Uma realidade política diferente após 'nova era' de financiamento climático
08:14 | Nov. 25, 2024
A promessa dos países ricos na COP29 de desbloquear 300 bilhões de dólares anuais (1,7 trilhão de reais) em financiamento climático para os países pobres provocou indignação, mas também reflete uma evolução na realidade política mundial.
As duas semanas da COP29 em Baku começaram pouco depois da eleição de Donald Trump, um cético da mudança climática e da cooperação internacional, nos Estados Unidos.
No início do próximo ano, as eleições na Alemanha, Canadá e Austrália podem levar os conservadores, tradicionalmente mais reticentes em matéria de política ambiental, ao poder.
Com exceção do Reino Unido, cujo governo trabalhista priorizou a agenda climática, na maioria dos países ocidentais, a inflação e as consequências orçamentárias da invasão russa à Ucrânia pesaram mais que as ambiciosas medidas climáticas.
Na COP29, a Alemanha e a União Europeia mantiveram sua postura de defesa climática, mas insistiram na necessidade de uma nova abordagem na ajuda financeira dos poluidores históricos para os países mais pobres.
"Não podemos nos iludir: enfrentamos grandes desafios geopolíticos", disse o negociador da UE, Wopke Hoesktra, aos delegados no encerramento da COP29 no domingo.
Mas prometeu que a Europa estará presente, e considerou a COP29 como "o começo de uma nova era" para o financiamento climático.
A ministra alemã das Relações Exteriores, Annalena Baerbock, do Partido Verde, também pediu certa flexibilidade: a Europa deve "assumir suas responsabilidades, mas sem fazer promessas que não consiga cumprir".
- "Contabilidade criativa" -
Do ponto de vista dos ambientalistas, o financiamento climático é um dever - não uma opção - dos países ricos, cujas emissões de gases de efeito estufa provocaram uma crise que atinge com maior força os mais pobres e vulneráveis.
O ano de 2024 está prestes a se tornar o mais quente já registrado. Desde a COP29, tempestades mortais atingiram as Filipinas e Honduras, e o Equador declarou emergência nacional pela seca e pelos incêndios florestais.
A promessa dos poluidores históricos de liberar 300 bilhões de dólares por ano até 2035 para apoiar a transição energética e a adaptação à mudança climática dos países em desenvolvimento é um avanço comparado ao compromisso anterior de 100 bilhões de dólares anuais (581 bilhões de reais), mas todos reconhecem que é insuficiente.

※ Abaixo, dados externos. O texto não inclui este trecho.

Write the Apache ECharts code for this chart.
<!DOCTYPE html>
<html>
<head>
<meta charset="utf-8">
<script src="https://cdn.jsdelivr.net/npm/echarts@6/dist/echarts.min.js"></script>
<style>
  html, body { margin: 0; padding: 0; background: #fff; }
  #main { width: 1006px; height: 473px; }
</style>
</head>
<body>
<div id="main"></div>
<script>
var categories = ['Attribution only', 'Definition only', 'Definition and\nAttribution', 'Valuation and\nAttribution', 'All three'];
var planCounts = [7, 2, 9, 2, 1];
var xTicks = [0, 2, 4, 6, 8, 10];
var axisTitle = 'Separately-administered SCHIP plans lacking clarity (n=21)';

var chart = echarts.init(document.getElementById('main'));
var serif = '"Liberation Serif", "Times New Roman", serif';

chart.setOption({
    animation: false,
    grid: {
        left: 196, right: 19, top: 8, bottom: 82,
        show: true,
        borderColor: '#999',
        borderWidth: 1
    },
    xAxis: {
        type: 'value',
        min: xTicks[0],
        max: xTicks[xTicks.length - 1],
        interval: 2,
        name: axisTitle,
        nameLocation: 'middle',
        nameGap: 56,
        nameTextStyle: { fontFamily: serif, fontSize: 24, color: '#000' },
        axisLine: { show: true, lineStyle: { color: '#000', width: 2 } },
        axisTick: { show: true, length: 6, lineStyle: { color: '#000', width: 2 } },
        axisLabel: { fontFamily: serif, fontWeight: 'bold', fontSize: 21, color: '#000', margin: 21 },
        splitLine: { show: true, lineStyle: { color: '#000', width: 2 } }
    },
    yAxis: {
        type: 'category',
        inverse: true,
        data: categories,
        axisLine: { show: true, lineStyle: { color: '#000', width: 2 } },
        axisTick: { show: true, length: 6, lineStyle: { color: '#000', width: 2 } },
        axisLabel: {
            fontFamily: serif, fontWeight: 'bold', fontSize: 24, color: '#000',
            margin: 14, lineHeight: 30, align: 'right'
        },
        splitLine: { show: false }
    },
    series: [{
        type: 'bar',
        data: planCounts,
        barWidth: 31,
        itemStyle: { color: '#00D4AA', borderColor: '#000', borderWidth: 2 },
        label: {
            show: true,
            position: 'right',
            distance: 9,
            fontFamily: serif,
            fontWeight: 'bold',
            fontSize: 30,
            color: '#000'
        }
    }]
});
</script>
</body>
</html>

O acordo alcançado na COP29 cita também um objetivo global de financiamento climático oriundo de todas as fontes, por 1,3 trilhão de dólares (7,5 trilhões de reais).
Mas alguns ativistas mostram-se céticos sobre os 300 bilhões de dólares anuais.

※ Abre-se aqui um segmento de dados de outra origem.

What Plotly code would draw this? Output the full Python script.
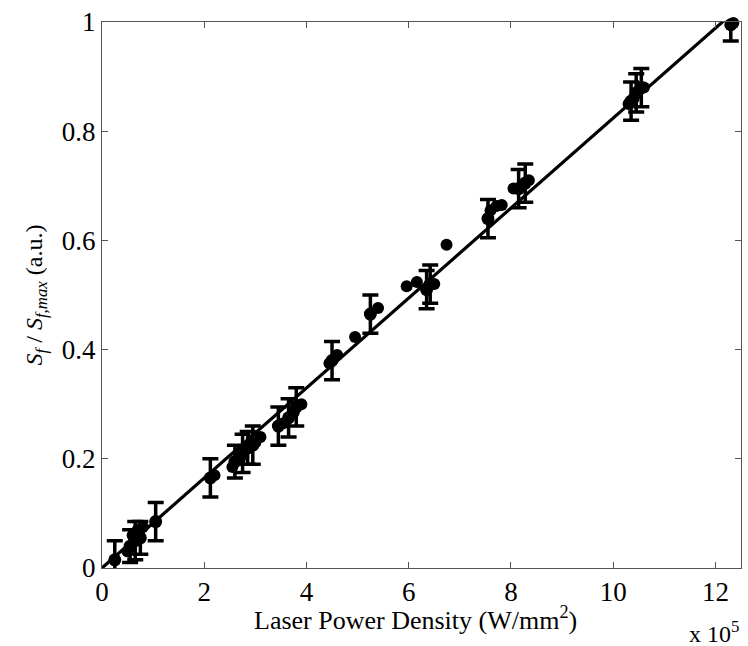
import plotly.graph_objects as go

# Points with error bars (x in units of 1e5 W/mm^2)
err_x = [0.25, 0.55, 0.65, 0.75, 1.05, 2.12, 2.6, 2.75, 2.85, 2.95, 3.45, 3.65, 3.8,
         4.5, 5.25, 6.35, 6.42, 7.55, 8.15, 8.28, 10.35, 10.45, 10.55, 12.3]
err_y = [0.015, 0.04, 0.05, 0.055, 0.085, 0.165, 0.195, 0.21, 0.22, 0.225, 0.26, 0.275, 0.295,
         0.38, 0.465, 0.51, 0.52, 0.64, 0.695, 0.705, 0.855, 0.87, 0.88, 0.995]
err_v = [0.035, 0.03, 0.035, 0.03, 0.035, 0.035, 0.03, 0.035, 0.03, 0.035, 0.035, 0.035, 0.035,
         0.035, 0.035, 0.035, 0.035, 0.035, 0.035, 0.035, 0.035, 0.035, 0.035, 0.03]

# Points without error bars
dot_x = [0.5, 0.6, 0.7, 0.8, 2.2, 2.55, 2.7, 3.0, 3.1, 3.55, 3.75, 3.9, 4.45, 4.6, 4.95,
         5.4, 5.96, 6.16, 6.5, 6.74, 7.6, 7.72, 7.82, 8.05, 8.35, 10.3, 10.4, 10.5, 10.6, 12.35]
dot_y = [0.03, 0.06, 0.07, 0.075, 0.17, 0.185, 0.2, 0.23, 0.24, 0.265, 0.285, 0.3, 0.375, 0.39, 0.423,
         0.476, 0.516, 0.524, 0.52, 0.592, 0.655, 0.663, 0.665, 0.695, 0.71, 0.85, 0.86, 0.875, 0.88, 0.998]

# Linear fit through origin
fit_slope = 0.0824
fit_x = [0, 12.5]
fit_y = [fit_slope * v for v in fit_x]

x_ticks = [0, 2, 4, 6, 8, 10, 12]
y_ticks = [0, 0.2, 0.4, 0.6, 0.8, 1]
y_tick_labels = ["0", "0.2", "0.4", "0.6", "0.8", "1"]

FONT = "Liberation Serif"

fig = go.Figure()
fig.add_trace(go.Scatter(
    x=err_x, y=err_y, mode="markers",
    marker=dict(color="black", size=13),
    error_y=dict(type="data", array=err_v, color="black", thickness=3.5, width=8),
    showlegend=False, cliponaxis=False,
))
fig.add_trace(go.Scatter(
    x=dot_x, y=dot_y, mode="markers",
    marker=dict(color="black", size=12),
    showlegend=False, cliponaxis=False,
))
fig.add_trace(go.Scatter(
    x=fit_x, y=fit_y, mode="lines",
    line=dict(color="black", width=3.2),
    showlegend=False,
))

axis_common = dict(
    showgrid=False, zeroline=False, showline=True, linecolor="#555555", linewidth=1,
    mirror="ticks", ticks="inside", ticklen=6, tickcolor="#555555",
    tickfont=dict(family=FONT, size=27, color="black"),
)

fig.update_layout(
    width=748, height=646,
    margin=dict(l=102, r=7, t=22, b=78),
    paper_bgcolor="white", plot_bgcolor="white",
    font=dict(family=FONT, color="black"),
    xaxis=dict(range=[0, 12.5], tickvals=x_ticks, **axis_common),
    yaxis=dict(range=[0, 1], tickvals=y_ticks, ticktext=y_tick_labels,
               title=dict(text="<i>S<sub>f</sub></i> / <i>S<sub>f,max</sub></i> (a.u.)",
                          font=dict(family=FONT, size=24), standoff=12),
               **axis_common),
)

fig.add_annotation(
    xref="paper", yref="paper", x=0.49, y=-0.093, xanchor="center", yanchor="middle",
    text="Laser Power Density (W/mm<sup>2</sup>)", showarrow=False,
    font=dict(family=FONT, size=26, color="black"),
)
fig.add_annotation(
    xref="paper", yref="paper", x=1.0, y=-0.117, xanchor="right", yanchor="middle",
    text="x 10<sup>5</sup>", showarrow=False,
    font=dict(family=FONT, size=24, color="black"),
)

fig.write_html("out.html")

"É, de alguma forma, uma promessa vazia", indicou Mariana Paoli da ONG Christian Aid.
Na opinião de Paoli, o objetivo é uma questão de "contabilidade criativa". Ela lamentou a falta de clareza sobre a parte que virá de fundos públicos e subsídios, em vez de empréstimos.
- Bancos multinacionais -
O acordo da COP29 em Baku também estipula que o financiamento climático para países pobres fornecido por bancos multilaterais pode ser contabilizado na meta de 300 bilhões.
O texto especifica que as contribuições financeiras são “voluntárias”. A China, o maior poluidor do mundo, se recusa a se submeter às mesmas exigências dos países desenvolvidos em nome de sua responsabilidade histórica.
Em um comunicado conjunto publicado durante a COP29, os bancos multilaterais de desenvolvimento estimaram que poderiam financiar 120 bilhões de dólares por ano (697 bilhões de reais) para o clima e mobilizar 65 bilhões de dólares (377 bilhões de reais) do setor privado até 2030.
Melanie Robinson, diretora do programa climático do World Resources Institute, justifica o uso dos bancos multilaterais de desenvolvimento pelo montante de capital que eles podem mobilizar e pelas ferramentas que têm à disposição.
“Eles são a maneira mais eficaz de transformar cada dólar de financiamento em impacto no local”, disse ela.
Robinson aguarda a COP30, que acontecerá no próximo ano no Brasil, motivada por uma iniciativa brasileira da última cúpula do G20 no Rio de Janeiro, que visa reformar as instituições financeiras para integrar as questões climáticas.
“Há uma oportunidade realmente grande: mudar todo o sistema financeiro”, insistiu ela.